More so than any other group, North Harlem parents were vocal in their opposition to being rezoned. Some of those parents planned to protest the rezoning at the board meeting but backed off when they heard the proposal was changed to exclude them, board member Roxanne Whitaker said.
Prompted by the August opening of a new elementary school in Grovetown, the rezoning does move 234 pupils from Grovetown Elementary, 380 from Euchee Creek Elementary and 51 from Brookwood Elementary to the new school.
The original proposal would have shifted about 40 students from North Harlem Elementary's zone to Euchee Creek Elementary.
Though North Harlem was left alone, 76 pupils currently zoned for Lewiston Elementary, primarily living in the area west of Chamblin Road and down Louisville Road, will move to Euchee Creek Elementary.
School trustee Mike Sleeper asked whether moving just 76 pupils was enough to ease overcrowding at Lewiston Elementary, citing the ongoing housing development of the area.
"Someone has lit a fire in that area," he said.
Price said rapid development in much of Columbia County might necessitate new rezoning in as soon as two years, but there was no immediate need to move more pupils from Lewiston Elementary.
He also said the school board might consider building a new elementary school as soon as 2009, which is the same year a new high school is scheduled to open.
The new elementary school has not been named and is being built next to Grovetown Middle School on Harlem-Grovetown Road.
Final approval of the plan likely will come at the next board meeting Jan. 23, said Associate Superintendent Charles Nagle, who was the primary architect of the rezoning proposal.
Also at the meeting:
- The board set May 25 as the deadline for students to register for summer school.
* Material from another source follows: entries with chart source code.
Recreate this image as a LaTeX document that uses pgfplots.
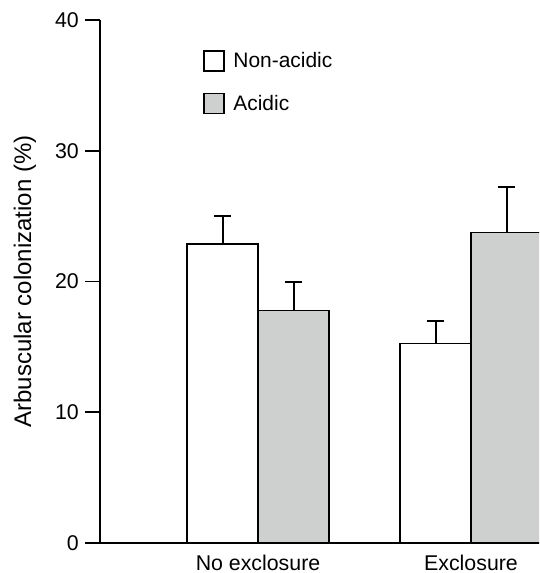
\documentclass[border=0pt]{standalone}
\usepackage{fontspec}
\setmainfont{Liberation Sans}
\usepackage{pgfplots}
\pgfplotsset{compat=1.18}
\definecolor{barg}{RGB}{206,208,207}
\pgfplotstableread{
x y e
1 22.85 2.18
2 15.24 1.72
}\nonacid
\pgfplotstableread{
x y e
1 17.77 2.17
2 23.76 3.47
}\acid
\begin{document}
\begin{tikzpicture}
\path[use as bounding box] (-75pt,-22.5pt) rectangle (329.25pt,407.25pt);
\begin{axis}[
  at={(0pt,0pt)}, anchor=south west,
  scale only axis, width=329.25pt, height=392.25pt,
  xmin=0.2582, xmax=2.3192, ymin=0, ymax=40,
  axis x line=bottom, axis y line=left,
  axis line style={line width=1.3pt, -},
  ytick={0,10,20,30,40},
  ytick style={line width=1.3pt, black},
  major tick length=11.25pt, tick align=outside,
  xtick={1,2}, xticklabels={No exclosure, Exclosure},
  xtick style={draw=none},
  /pgf/number format/assume math mode=true,
  tick label style={font=\fontsize{16}{19}\selectfont},
  yticklabel style={inner xsep=0pt, xshift=-4.5pt},
  xticklabel style={inner ysep=0pt, yshift=2.25pt, text depth=0pt},
  ylabel={Arbuscular colonization (\%)},
  ylabel style={font=\fontsize{18}{21}\selectfont, at={(axis description cs:-0.1708,0.5)}, anchor=center, rotate=0},
  ybar=0pt, bar width=53.25pt,
  legend style={at={(rel axis cs:0.2346,0.9426)}, anchor=north west, draw=none, fill=none,
    inner sep=0pt, row sep=15.75pt, column sep=6.5pt,
    nodes={inner sep=0pt, anchor=west}, font=\fontsize{15.7}{19}\selectfont},
  legend cell align=left,
]
\addplot[fill=white, draw=black, line width=1.1pt,
  legend image code/.code={\draw[fill=white, draw=black, line width=1.1pt] (0pt,-7.5pt) rectangle (15pt,7.5pt);},
  error bars/.cd, y dir=plus, y explicit,
  error bar style={line width=1.5pt, black},
  error mark options={rotate=90, mark size=6.4pt, line width=1.5pt, black}]
  table[x=x, y=y, y error=e] {\nonacid};
\addlegendentry{Non-acidic}
\addplot[fill=barg, draw=black, line width=1.1pt,
  legend image code/.code={\draw[fill=barg, draw=black, line width=1.1pt] (0pt,-7.5pt) rectangle (15pt,7.5pt);},
  error bars/.cd, y dir=plus, y explicit,
  error bar style={line width=1.5pt, black},
  error mark options={rotate=90, mark size=6.4pt, line width=1.5pt, black}]
  table[x=x, y=y, y error=e] {\acid};
\addlegendentry{Acidic}
\end{axis}
\end{tikzpicture}
\end{document}
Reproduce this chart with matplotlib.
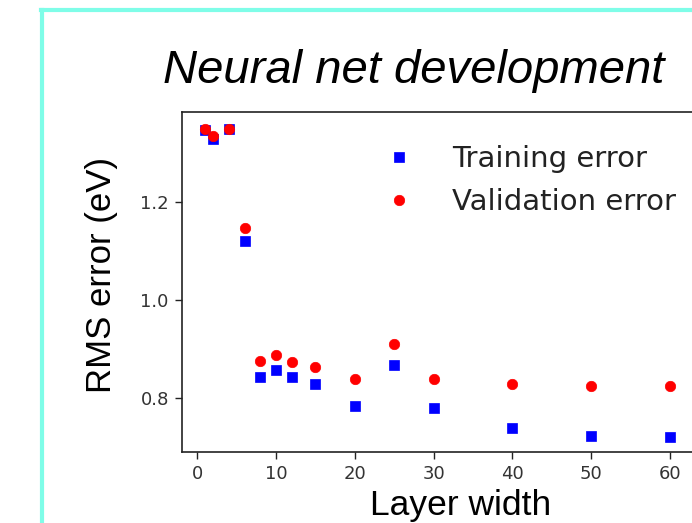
import matplotlib
matplotlib.use("Agg")
import matplotlib.pyplot as plt
from matplotlib.lines import Line2D

## data
layer_width = [1, 2, 4, 6, 8, 10, 12, 15, 20, 25, 30, 40, 50, 60]
train_err = [1.348, 1.329, 1.349, 1.120, 0.843, 0.858, 0.843, 0.829,
             0.784, 0.868, 0.780, 0.739, 0.723, 0.721]
valid_err = [1.349, 1.335, 1.349, 1.147, 0.876, 0.888, 0.873, 0.864,
             0.840, 0.910, 0.840, 0.829, 0.825, 0.825]
x_ticks = [0, 10, 20, 30, 40, 50, 60]
y_ticks = [0.8, 1.0, 1.2]

W, H = 692, 523
fig = plt.figure(figsize=(W / 100, H / 100), dpi=100)

# cyan slide frame
fc = '#7ffde8'
fig.add_artist(Line2D([42 / W, 42 / W], [0, 1 - 10 / H], color=fc, lw=3, transform=fig.transFigure))
fig.add_artist(Line2D([40.5 / W, 1], [1 - 10 / H, 1 - 10 / H], color=fc, lw=3, transform=fig.transFigure))

ax = fig.add_axes([182 / W, 1 - 452 / H, 511 / W, 340 / H])
ax.plot(layer_width, train_err, 's', color='#0000ff', markersize=7.5, markeredgewidth=0.5,
        label='Training error')
ax.plot(layer_width, valid_err, 'o', color='#ff0000', markersize=7.5, markeredgewidth=0.5,
        label='Validation error')

ax.set_xlim(-1.95, 62.95)
ax.set_ylim(0.690, 1.384)
ax.set_xticks(x_ticks)
ax.set_yticks(y_ticks)
ax.set_yticklabels(['0.8', '1.0', '1.2'])
ax.tick_params(labelsize=13, length=5, width=1, pad=4.5, colors='#222222', labelcolor='#333333')
for s in ax.spines.values():
    s.set_linewidth(1.2)
    s.set_color('#222222')

leg = ax.legend(loc='upper left', bbox_to_anchor=(0.317, 0.979), frameon=False,
                numpoints=1, fontsize=21, handlelength=2, handletextpad=0.8)
for t in leg.get_texts():
    t.set_color('#222222')

# slide text
fig.text(163 / W, 1 - 83 / H, 'Neural net development', fontsize=34, style='italic',
         family='Liberation Sans', ha='left', va='baseline')
fig.text(370 / W, 1 - 515 / H, 'Layer width', fontsize=25.5,
         family='Liberation Sans', ha='left', va='baseline')
fig.text(101 / W, 1 - 275 / H, 'RMS error (eV)', fontsize=25, rotation=90,
         family='Liberation Sans', ha='center', va='center')

fig.savefig('out.png', dpi=100)
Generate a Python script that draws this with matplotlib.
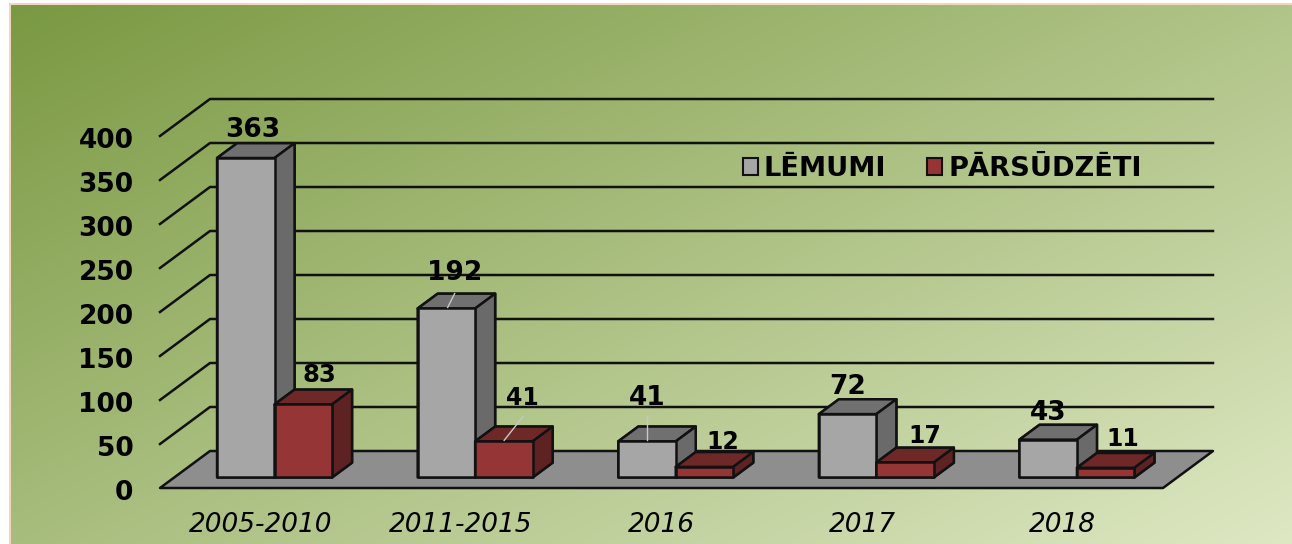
import numpy as np
import matplotlib
matplotlib.use("Agg")
import matplotlib.pyplot as plt
from matplotlib.patches import Polygon, Patch, Rectangle
from matplotlib.lines import Line2D
from matplotlib.transforms import IdentityTransform, ScaledTranslation

categories = ["2005-2010", "2011-2015", "2016", "2017", "2018"]
lemumi = [363, 192, 41, 72, 43]
parsudzeti = [83, 41, 12, 17, 11]
y_ticks = [0, 50, 100, 150, 200, 250, 300, 350, 400]
series_names = ["LĒMUMI", "PĀRSŪDZĒTI"]

W, H = 1292, 544
plt.rcParams["font.family"] = ["DejaVu Sans"]
fig = plt.figure(figsize=(W / 100, H / 100), dpi=100, facecolor="white")

# background panel
fig.add_artist(Rectangle((9 / W, 0), 1 - 9 / W, 1 - 3 / H, transform=fig.transFigure,
                         facecolor="#F3D4BC", edgecolor="none", zorder=-5))
bg = fig.add_axes([11 / W, 0, 1 - 11 / W, 1 - 5 / H], zorder=-1)
bg.axis("off")
gx, gy = np.meshgrid(np.linspace(0, 1, 400), np.linspace(0, 1, 200))
t = (gx * 1281 * 0.45 + gy * 539 * 0.89)
t = t / t.max()
c0 = np.array([122, 153, 66]) / 255
c1 = np.array([222, 232, 195]) / 255
bg.imshow(c0 + (c1 - c0) * t[..., None], aspect="auto", origin="upper", interpolation="bilinear")

# front plane of the 3-D box: x in category units, y in value units
ax = fig.add_axes([160 / W, 1 - 488 / H, (1163 - 160) / W, 352 / H])
ax.set_xlim(0, len(categories))
ax.set_ylim(0, 400)
ax.patch.set_alpha(0)
for s in ax.spines.values():
    s.set_visible(False)
ax.set_xticks(np.arange(len(categories)) + 0.5, categories, style="italic", fontsize=19)
ax.set_yticks(y_ticks, [str(v) for v in y_ticks], fontweight="bold", fontsize=19)
ax.tick_params(length=0)
ax.tick_params(axis="x", pad=17)
ax.tick_params(axis="y", pad=19)
nudge = ScaledTranslation(0, -2 / 100, fig.dpi_scale_trans)
for lab in ax.get_yticklabels():
    lab.set_transform(lab.get_transform() + nudge)

DEPTH = np.array([50.0, 37.0])   # pixel vector of the full box depth


def proj(x, v, d=0.0):
    """category x, value v, depth fraction d -> canvas pixels (y up)."""
    p = ax.transData.transform((x, v))
    return (p[0] + DEPTH[0] * d, p[1] + DEPTH[1] * d)


def face(pts, fc, lw=1.8, z=3):
    fig.add_artist(Polygon(pts, closed=True, facecolor=fc, edgecolor="#111111", lw=lw,
                           transform=IdentityTransform(), zorder=z, joinstyle="round"))


def line(pts, color="#111111", lw=1.8, z=2):
    xs, ys = zip(*pts)
    fig.add_artist(Line2D(xs, ys, color=color, lw=lw, transform=IdentityTransform(), zorder=z))


# gridlines: side wall and back wall
for v in y_ticks[1:]:
    line([proj(0, v), proj(0, v, 1), proj(len(categories), v, 1)])

# floor
n = len(categories)
face([proj(0, 0), proj(n, 0), proj(n, 0, 1), proj(0, 0, 1)], "#8E8E8E", lw=1.8, z=2.5)

BAR_W = 0.2866
D0, D1 = 0.285, 0.685


def bar3d(x0, v, front, top, side, z):
    x1 = x0 + BAR_W
    face([proj(x0, 0, D0), proj(x1, 0, D0), proj(x1, 0, D1), proj(x1, v, D1),
          proj(x0, v, D1), proj(x0, v, D0)], side, z=z)
    face([proj(x0, v, D0), proj(x1, v, D0), proj(x1, v, D1), proj(x0, v, D1)], top, z=z)
    face([proj(x1, 0, D0), proj(x1, 0, D1), proj(x1, v, D1), proj(x1, v, D0)], side, z=z)
    face([proj(x0, 0, D0), proj(x1, 0, D0), proj(x1, v, D0), proj(x0, v, D0)], front, z=z)


GREY = ("#A6A6A6", "#707070", "#6A6A6A")
RED = ("#953535", "#6F2828", "#5F2222")

# label offsets (pixels, from the bar's top-left front corner)
grey_off = [(36, 28), (37, 35), (29, 43), (29, 27), (29, 27)]
red_off = [(45, 29), (47, 43), (47, 25), (48, 26), (46, 29)]
grey_size = 19
red_sizes = [17.5, 17, 17, 17, 17]

for i in range(n):
    xg = i + 0.5 - BAR_W
    xr = i + 0.5
    bar3d(xg, lemumi[i], *GREY, z=3 + i * 0.1)
    bar3d(xr, parsudzeti[i], *RED, z=3.05 + i * 0.1)

    px, py = proj(xg, lemumi[i], D0)
    fig.text((px + grey_off[i][0]) / W, (py + grey_off[i][1]) / H, str(lemumi[i]),
             ha="center", va="center", fontweight="bold", fontsize=grey_size, zorder=6)
    px, py = proj(xr, parsudzeti[i], D0)
    fig.text((px + red_off[i][0]) / W, (py + red_off[i][1]) / H, str(parsudzeti[i]),
             ha="center", va="center", fontweight="bold", fontsize=red_sizes[i], zorder=6)

# leader lines of the moved labels
px, py = proj(1 + 0.5 - BAR_W, lemumi[1], D0)
line([(px + 30, py + 1), (px + 37, py + 15)], color="#C8C8C8", lw=1, z=6)
px, py = proj(1 + 0.5, parsudzeti[1], D0)
line([(px + 29, py + 1), (px + 48, py + 25)], color="#C8C8C8", lw=1, z=6)
px, py = proj(2 + 0.5 - BAR_W, lemumi[2], D0)
line([(px + 29, py + 1), (px + 29, py + 25)], color="#C8C8C8", lw=1, z=6)

handles = [Patch(facecolor=GREY[0], edgecolor="#111111", lw=1.5),
           Patch(facecolor=RED[0], edgecolor="#111111", lw=1.5)]
fs = 19.6
fig.legend(handles, series_names, ncol=2, frameon=False, loc="center left",
           bbox_to_anchor=(743 / W, 1 - 169 / H), prop={"weight": "bold", "size": fs},
           handlelength=0.55, handleheight=0.55, handletextpad=0.22, columnspacing=1.5,
           borderpad=0, borderaxespad=0).set_zorder(7)

fig.savefig("out.png", dpi=100)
Elementary classes begin May 29, and summer school for high school and middle school students begins May 30.
- Price reported that school officials expect an enrollment growth of 680 students next school year. That will put the student population at about 22,000.
- The system will need to create 24 new teaching positions for next school year, Price said Tuesday. That figure does not include the teaching positions needed to fill out the roster of a new elementary school opening in August, he said.
- The school board voted to advertise the sale of 2.4 acres of North Harlem Elementary land. An interested buyer first approached the board about buying the land, but school officials will advertise for bids on the land to meet legal requirements.